Write out the opening lines of the data word for word, up to and including the line with "432, 422, 412, 407, 403]", and leave every picture and every later line out.

BEGIN Collected data

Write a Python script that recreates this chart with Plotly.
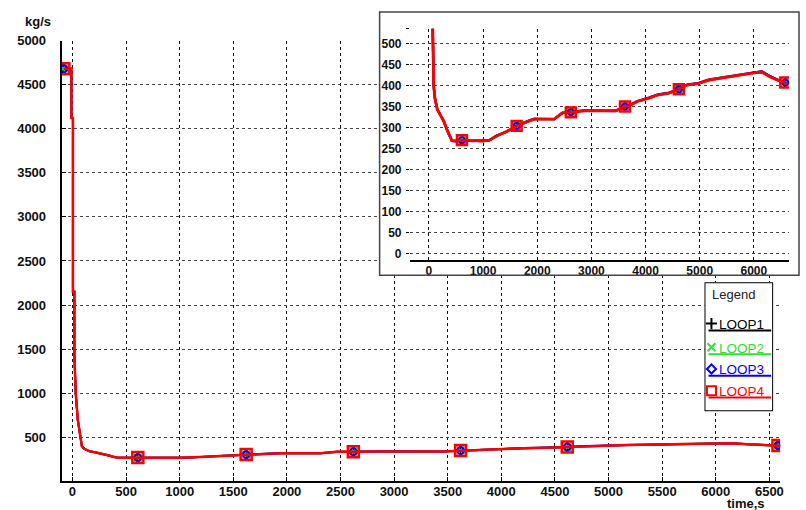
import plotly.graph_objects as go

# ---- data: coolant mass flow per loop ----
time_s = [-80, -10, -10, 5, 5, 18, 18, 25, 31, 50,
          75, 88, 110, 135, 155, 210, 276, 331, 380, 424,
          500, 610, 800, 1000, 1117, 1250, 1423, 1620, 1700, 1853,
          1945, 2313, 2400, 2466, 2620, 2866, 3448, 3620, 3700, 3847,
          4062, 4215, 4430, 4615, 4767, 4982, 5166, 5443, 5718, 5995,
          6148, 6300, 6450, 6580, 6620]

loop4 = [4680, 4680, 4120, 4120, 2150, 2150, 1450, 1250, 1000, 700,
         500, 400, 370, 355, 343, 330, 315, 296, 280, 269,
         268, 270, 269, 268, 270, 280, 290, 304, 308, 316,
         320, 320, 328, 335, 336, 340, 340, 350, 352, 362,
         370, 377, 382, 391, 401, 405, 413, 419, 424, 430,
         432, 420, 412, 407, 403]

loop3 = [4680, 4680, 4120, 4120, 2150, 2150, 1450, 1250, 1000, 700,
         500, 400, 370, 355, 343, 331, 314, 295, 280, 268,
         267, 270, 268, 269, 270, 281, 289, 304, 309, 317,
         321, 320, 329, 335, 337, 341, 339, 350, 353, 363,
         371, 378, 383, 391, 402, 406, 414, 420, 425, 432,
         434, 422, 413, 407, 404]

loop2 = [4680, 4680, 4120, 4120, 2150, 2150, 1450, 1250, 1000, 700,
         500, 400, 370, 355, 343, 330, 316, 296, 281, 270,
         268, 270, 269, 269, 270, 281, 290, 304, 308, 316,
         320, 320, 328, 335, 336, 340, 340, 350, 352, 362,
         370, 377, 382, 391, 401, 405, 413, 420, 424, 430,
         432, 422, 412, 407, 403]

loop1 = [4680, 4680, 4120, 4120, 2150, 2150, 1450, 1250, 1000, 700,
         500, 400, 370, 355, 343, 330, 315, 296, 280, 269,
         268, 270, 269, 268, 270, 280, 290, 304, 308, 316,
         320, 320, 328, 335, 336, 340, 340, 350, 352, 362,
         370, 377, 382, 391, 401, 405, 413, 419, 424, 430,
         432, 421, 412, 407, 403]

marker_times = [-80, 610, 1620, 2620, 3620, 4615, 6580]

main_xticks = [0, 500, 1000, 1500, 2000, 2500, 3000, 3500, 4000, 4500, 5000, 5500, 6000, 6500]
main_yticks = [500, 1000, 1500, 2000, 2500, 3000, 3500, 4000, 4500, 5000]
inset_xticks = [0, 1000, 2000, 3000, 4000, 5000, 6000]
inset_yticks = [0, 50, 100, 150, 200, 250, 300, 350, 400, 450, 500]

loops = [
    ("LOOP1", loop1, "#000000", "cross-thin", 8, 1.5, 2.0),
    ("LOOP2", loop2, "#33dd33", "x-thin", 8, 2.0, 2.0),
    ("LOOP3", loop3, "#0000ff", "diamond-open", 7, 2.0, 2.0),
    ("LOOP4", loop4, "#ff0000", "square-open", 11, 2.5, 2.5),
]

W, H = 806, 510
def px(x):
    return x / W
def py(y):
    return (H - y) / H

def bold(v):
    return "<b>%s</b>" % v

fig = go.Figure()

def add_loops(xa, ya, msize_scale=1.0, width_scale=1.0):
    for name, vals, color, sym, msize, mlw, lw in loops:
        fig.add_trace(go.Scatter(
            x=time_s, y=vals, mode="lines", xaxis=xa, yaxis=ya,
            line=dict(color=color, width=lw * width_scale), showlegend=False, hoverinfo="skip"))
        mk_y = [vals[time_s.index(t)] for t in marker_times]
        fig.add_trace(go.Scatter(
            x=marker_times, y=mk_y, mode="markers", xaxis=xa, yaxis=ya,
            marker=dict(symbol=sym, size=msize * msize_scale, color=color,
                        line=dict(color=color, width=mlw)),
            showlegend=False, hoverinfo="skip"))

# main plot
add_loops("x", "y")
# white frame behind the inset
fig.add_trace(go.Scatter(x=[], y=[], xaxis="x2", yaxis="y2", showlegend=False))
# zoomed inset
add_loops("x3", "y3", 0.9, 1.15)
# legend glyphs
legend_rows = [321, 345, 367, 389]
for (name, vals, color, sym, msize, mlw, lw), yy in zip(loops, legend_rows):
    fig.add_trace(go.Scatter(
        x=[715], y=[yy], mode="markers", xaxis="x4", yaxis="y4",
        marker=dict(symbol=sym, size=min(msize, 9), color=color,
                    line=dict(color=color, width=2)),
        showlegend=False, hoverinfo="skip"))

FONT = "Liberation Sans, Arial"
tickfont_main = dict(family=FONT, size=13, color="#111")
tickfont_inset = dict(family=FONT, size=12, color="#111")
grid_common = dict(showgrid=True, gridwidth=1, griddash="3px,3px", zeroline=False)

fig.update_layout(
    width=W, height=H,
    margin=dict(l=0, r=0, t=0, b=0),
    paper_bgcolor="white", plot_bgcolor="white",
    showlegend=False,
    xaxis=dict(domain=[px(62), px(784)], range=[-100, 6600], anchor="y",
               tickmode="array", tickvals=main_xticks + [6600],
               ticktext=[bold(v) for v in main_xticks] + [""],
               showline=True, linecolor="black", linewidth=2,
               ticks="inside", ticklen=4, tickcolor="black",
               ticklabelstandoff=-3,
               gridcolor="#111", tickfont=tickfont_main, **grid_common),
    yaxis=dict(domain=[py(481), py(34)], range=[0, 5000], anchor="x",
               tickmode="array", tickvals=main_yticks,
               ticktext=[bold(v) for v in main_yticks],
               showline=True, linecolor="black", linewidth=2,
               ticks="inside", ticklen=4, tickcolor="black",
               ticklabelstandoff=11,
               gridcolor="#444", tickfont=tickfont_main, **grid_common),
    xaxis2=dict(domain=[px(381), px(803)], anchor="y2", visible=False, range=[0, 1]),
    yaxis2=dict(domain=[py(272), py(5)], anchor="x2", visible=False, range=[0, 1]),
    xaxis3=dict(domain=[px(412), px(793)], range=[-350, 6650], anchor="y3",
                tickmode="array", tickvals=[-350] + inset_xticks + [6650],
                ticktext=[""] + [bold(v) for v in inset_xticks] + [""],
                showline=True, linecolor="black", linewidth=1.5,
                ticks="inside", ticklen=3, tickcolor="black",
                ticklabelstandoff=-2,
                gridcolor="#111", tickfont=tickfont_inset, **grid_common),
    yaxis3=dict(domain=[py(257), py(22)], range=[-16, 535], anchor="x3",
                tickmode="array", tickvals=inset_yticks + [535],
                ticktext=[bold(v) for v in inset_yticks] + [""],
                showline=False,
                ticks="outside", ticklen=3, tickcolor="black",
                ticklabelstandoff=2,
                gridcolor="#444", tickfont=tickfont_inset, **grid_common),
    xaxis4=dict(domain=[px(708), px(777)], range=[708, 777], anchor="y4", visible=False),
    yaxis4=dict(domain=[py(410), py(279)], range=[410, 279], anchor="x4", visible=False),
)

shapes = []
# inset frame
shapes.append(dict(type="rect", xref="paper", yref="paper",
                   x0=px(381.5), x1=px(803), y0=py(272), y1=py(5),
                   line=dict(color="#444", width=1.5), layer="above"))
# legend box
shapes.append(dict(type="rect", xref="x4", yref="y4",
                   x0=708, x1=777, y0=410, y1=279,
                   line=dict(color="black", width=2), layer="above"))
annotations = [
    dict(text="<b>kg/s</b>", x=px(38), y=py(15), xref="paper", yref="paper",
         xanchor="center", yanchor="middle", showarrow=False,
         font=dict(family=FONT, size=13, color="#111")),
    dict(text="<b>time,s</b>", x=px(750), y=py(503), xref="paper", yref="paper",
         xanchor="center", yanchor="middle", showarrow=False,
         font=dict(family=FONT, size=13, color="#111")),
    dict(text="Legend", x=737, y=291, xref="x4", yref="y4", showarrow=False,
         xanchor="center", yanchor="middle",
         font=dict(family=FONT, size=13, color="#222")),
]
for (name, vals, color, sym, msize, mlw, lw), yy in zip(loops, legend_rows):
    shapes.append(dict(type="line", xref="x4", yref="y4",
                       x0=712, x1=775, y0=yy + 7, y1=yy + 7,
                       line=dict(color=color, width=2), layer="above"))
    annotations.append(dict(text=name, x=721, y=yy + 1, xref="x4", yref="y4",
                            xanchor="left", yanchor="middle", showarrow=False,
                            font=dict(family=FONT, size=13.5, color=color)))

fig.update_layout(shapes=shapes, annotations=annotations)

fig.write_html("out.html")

END Collected data

> **Answer for the task**:
Write a Python script that recreates this chart with Plotly.
import plotly.graph_objects as go

# ---- data: coolant mass flow per loop ----
time_s = [-80, -10, -10, 5, 5, 18, 18, 25, 31, 50,
          75, 88, 110, 135, 155, 210, 276, 331, 380, 424,
          500, 610, 800, 1000, 1117, 1250, 1423, 1620, 1700, 1853,
          1945, 2313, 2400, 2466, 2620, 2866, 3448, 3620, 3700, 3847,
          4062, 4215, 4430, 4615, 4767, 4982, 5166, 5443, 5718, 5995,
          6148, 6300, 6450, 6580, 6620]

loop4 = [4680, 4680, 4120, 4120, 2150, 2150, 1450, 1250, 1000, 700,
         500, 400, 370, 355, 343, 330, 315, 296, 280, 269,
         268, 270, 269, 268, 270, 280, 290, 304, 308, 316,
         320, 320, 328, 335, 336, 340, 340, 350, 352, 362,
         370, 377, 382, 391, 401, 405, 413, 419, 424, 430,
         432, 420, 412, 407, 403]

loop3 = [4680, 4680, 4120, 4120, 2150, 2150, 1450, 1250, 1000, 700,
         500, 400, 370, 355, 343, 331, 314, 295, 280, 268,
         267, 270, 268, 269, 270, 281, 289, 304, 309, 317,
         321, 320, 329, 335, 337, 341, 339, 350, 353, 363,
         371, 378, 383, 391, 402, 406, 414, 420, 425, 432,
         434, 422, 413, 407, 404]

loop2 = [4680, 4680, 4120, 4120, 2150, 2150, 1450, 1250, 1000, 700,
         500, 400, 370, 355, 343, 330, 316, 296, 281, 270,
         268, 270, 269, 269, 270, 281, 290, 304, 308, 316,
         320, 320, 328, 335, 336, 340, 340, 350, 352, 362,
         370, 377, 382, 391, 401, 405, 413, 420, 424, 430,
         432, 422, 412, 407, 403]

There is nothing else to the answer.